I came to Odyssey on the verge of a horrible case of writer’s block. I had just sold my first novel. I was now under contract to write two more. I had to finish a 200,000-word project in a little over a year. I’d been trying for weeks to tackle it. I couldn’t write a word.
I thought I had lost whatever made me a good writer in the first place. I thought good writing was a mystical, nebulous thing. Writing talent was a gift: you either had it or you didn’t. And I thought you could lose it without ever knowing why, and never be able to reclaim it.
And at some level I thought writing workshops were probably bull. Writing was subjective; writing was intuitive; you couldn’t objectively critique a piece in a way that everyone might agree with.
I was, of course, wrong about everything.
The first week at Odyssey, Jeanne taught us that writing skill comes incrementally. Nobody is naturally a good writer. Anyone can become a good writer. It’s not something you can attain magically, and it’s not something you can lose overnight. Even on the days you have absolutely no inspiration, you can still crank out good words, if you know what good words look like.
In retrospect, that seems obvious. At the time, I really needed to hear it.
After Jeanne’s first lecture, I was in shock. No one had ever told me these things.
Jeanne didn’t stop at that mind-blowing revelation. She just kept going. Over the next six weeks she poured more knowledge into our brains than I’ve received in most of my college classes. We broke the craft of writing down into isolated, tangible, objective goals. We learned about three-act plot structures. Active sentence constructions. Showing versus telling. Exposition through arguments, exposition through dialogue, instead of exposition through exposition. Consistent (or deliberately inconsistent) points of view. We turned writing into a science, and even if we weren’t yet Einsteins, we at least understood the scientific method.
And then there were the critiques. Jeanne is a wonderful editor. She’s harsh in the best way. Her critiques are blisteringly thorough, and she spends an insane amount of time on each one. She sees things that the rest of us can’t see, and she asks questions that I would never ask myself.
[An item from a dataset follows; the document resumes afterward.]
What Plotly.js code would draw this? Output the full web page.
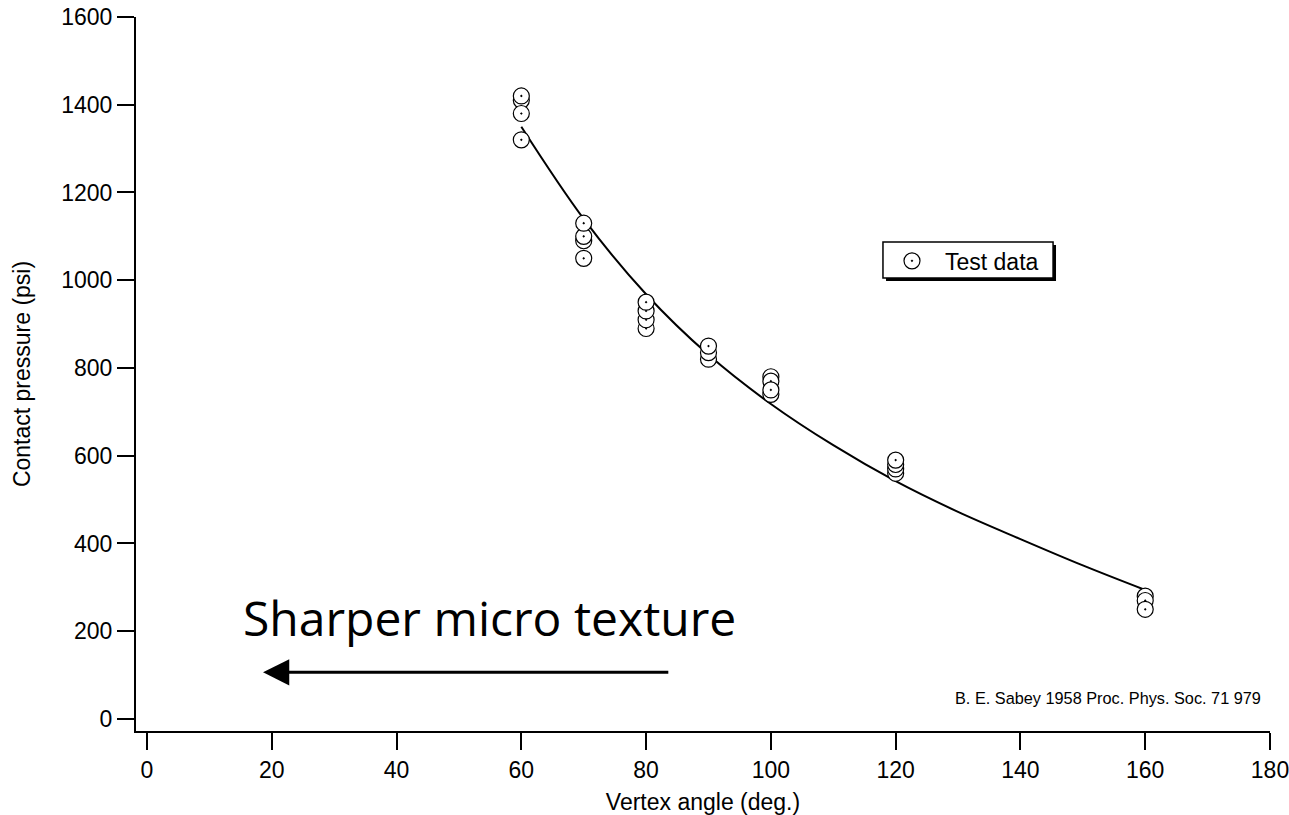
<!DOCTYPE html>
<html>
<head>
<meta charset="utf-8">
<script src="https://cdn.plot.ly/plotly-3.0.1.min.js"></script>
<style>html,body{margin:0;padding:0;background:#fff;}#chart{width:1289px;height:815px;}</style>
</head>
<body>
<div id="chart"></div>
<script>
// Test data (vertex angle in degrees, contact pressure in psi)
var testAngle = [60, 60, 60, 60,
                 70, 70, 70, 70,
                 80, 80, 80, 80,
                 90, 90, 90,
                 100, 100, 100, 100,
                 120, 120, 120, 120,
                 160, 160, 160];
var testPressure = [1410, 1420, 1380, 1320,
                    1090, 1100, 1130, 1050,
                    890, 910, 930, 950,
                    820, 835, 850,
                    780, 770, 740, 750,
                    560, 570, 580, 590,
                    280, 270, 250];

// Fitted curve
var fitAngle = [60, 70, 80, 90, 100, 110, 120, 130, 140, 150, 160];
var fitPressure = [1350, 1140, 968, 830, 718, 624, 542, 472, 410, 350, 294];

var xTicks = [0, 20, 40, 60, 80, 100, 120, 140, 160, 180];
var yTicks = [0, 200, 400, 600, 800, 1000, 1200, 1400, 1600];

var FONT = 'Liberation Sans, Arial, sans-serif';
var FS = 23;

var traces = [
  {
    x: fitAngle, y: fitPressure, type: 'scatter', mode: 'lines',
    line: {color: '#000', width: 2, shape: 'spline'},
    showlegend: false, hoverinfo: 'skip'
  },
  {
    x: testAngle, y: testPressure, type: 'scatter', mode: 'markers',
    name: 'Test data',
    marker: {symbol: 'circle-dot', size: 16, color: '#fff', line: {color: '#000', width: 1.2}}
  }
];

var layout = {
  width: 1289, height: 815,
  margin: {l: 136, r: 19, t: 17, b: 84},
  paper_bgcolor: '#fff', plot_bgcolor: '#fff',
  font: {family: FONT, size: FS, color: '#000'},
  showlegend: true,
  legend: {
    x: 0.6552, y: 0.6885, xanchor: 'left', yanchor: 'top',
    bgcolor: 'rgba(0,0,0,0)', borderwidth: 0, itemwidth: 56,
    font: {family: FONT, size: FS, color: '#000'}
  },
  xaxis: {
    range: [-1.76, 180], tickvals: xTicks, ticktext: xTicks.map(String),
    showline: true, linecolor: '#000', linewidth: 2,
    ticks: 'outside', ticklen: 17, tickwidth: 2, tickcolor: '#000',
    showgrid: false, zeroline: false, ticklabeloverflow: 'allow',
    tickfont: {family: FONT, size: FS},
    title: {text: 'Vertex angle (deg.)', font: {family: FONT, size: FS}, standoff: 12}
  },
  yaxis: {
    range: [-27.4, 1600], tickvals: yTicks, ticktext: yTicks.map(String),
    showline: true, linecolor: '#000', linewidth: 2,
    ticks: 'outside', ticklen: 17, tickwidth: 2, tickcolor: '#000',
    showgrid: false, zeroline: false, ticklabeloverflow: 'allow',
    tickfont: {family: FONT, size: FS},
    title: {text: 'Contact pressure (psi)', font: {family: FONT, size: FS}, standoff: 24}
  },
  shapes: [
    // legend drop shadow
    {type: 'rect', xref: 'paper', yref: 'paper', layer: 'below',
     x0: 0.6614, x1: 0.8113, y0: 0.6303, y1: 0.6807,
     fillcolor: '#000', line: {width: 0}},
    // legend box
    {type: 'rect', xref: 'paper', yref: 'paper', layer: 'below',
     x0: 0.6587, x1: 0.8087, y0: 0.6345, y1: 0.6849,
     fillcolor: '#fff', line: {color: '#000', width: 1.5}}
  ],
  annotations: [
    {text: 'Sharper micro texture', x: 54.9, y: 232, xref: 'x', yref: 'y',
     showarrow: false, xanchor: 'center', yanchor: 'middle',
     font: {family: 'Open Sans, Noto Sans, sans-serif', size: 48, color: '#000'}},
    {text: '', x: 18.6, y: 106.4, ax: 83.8, ay: 106.4, xref: 'x', yref: 'y', axref: 'x', ayref: 'y',
     showarrow: true, arrowhead: 2, arrowwidth: 3, arrowsize: 1.75, arrowcolor: '#000', standoff: 0},
    {text: 'B. E. Sabey 1958 Proc. Phys. Soc. 71 979', x: 0.994, y: 0.0462, xref: 'paper', yref: 'paper',
     showarrow: false, xanchor: 'right', yanchor: 'middle',
     font: {family: FONT, size: 16.3, color: '#000'}}
  ]
};

Plotly.newPlot('chart', traces, layout, {staticPlot: true, displayModeBar: false});
</script>
</body>
</html>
Your characters don’t speak and act like they come from the background that they do. This chain of events seems illogical, convenient, and manipulated by the author. Your prose here is clunky.
Writers get sensitive about their work. There’s a fine line between a thorough critique and a cruel critique, and Jeanne comes right up to it. But she never crossed it, largely because we could so obviously tell how much she cared about the piece, and how much she cared about us. She helped me rip apart my own work with the sole purpose of putting it back together again. She helped me develop a strong critical eye so that I could tell the difference between the torrents of crap that I had to crank out to get to those gold nugget sentences.
And more importantly, she taught us how to critique ourselves and others. Again, I used to think critiques were entirely subjective. But Jeanne taught us what to look for and how to voice our criticisms in a way that was helpful. Does this point of view make sense for the story? Is the main character the right choice? We learned to pinpoint the flaws in others’ work, and that made us better at avoiding those flaws in our own fiction.
Odyssey was life changing; Odyssey was eye-opening. It’s hard to describe Odyssey without the tired aphorisms because they are just true. It’s one of those rare experiences that changes the way you approach everything for the rest of your earthly existence, and I’m so grateful I got the chance to attend.
I’m back at work on my second novel now. It’s still hard. Thanks to Jeanne, I have a harsher inner critic, I hold myself to a harder standard, and I spot more problems with the plot and prose than I would have before. But also thanks to Jeanne, I know how to fix them.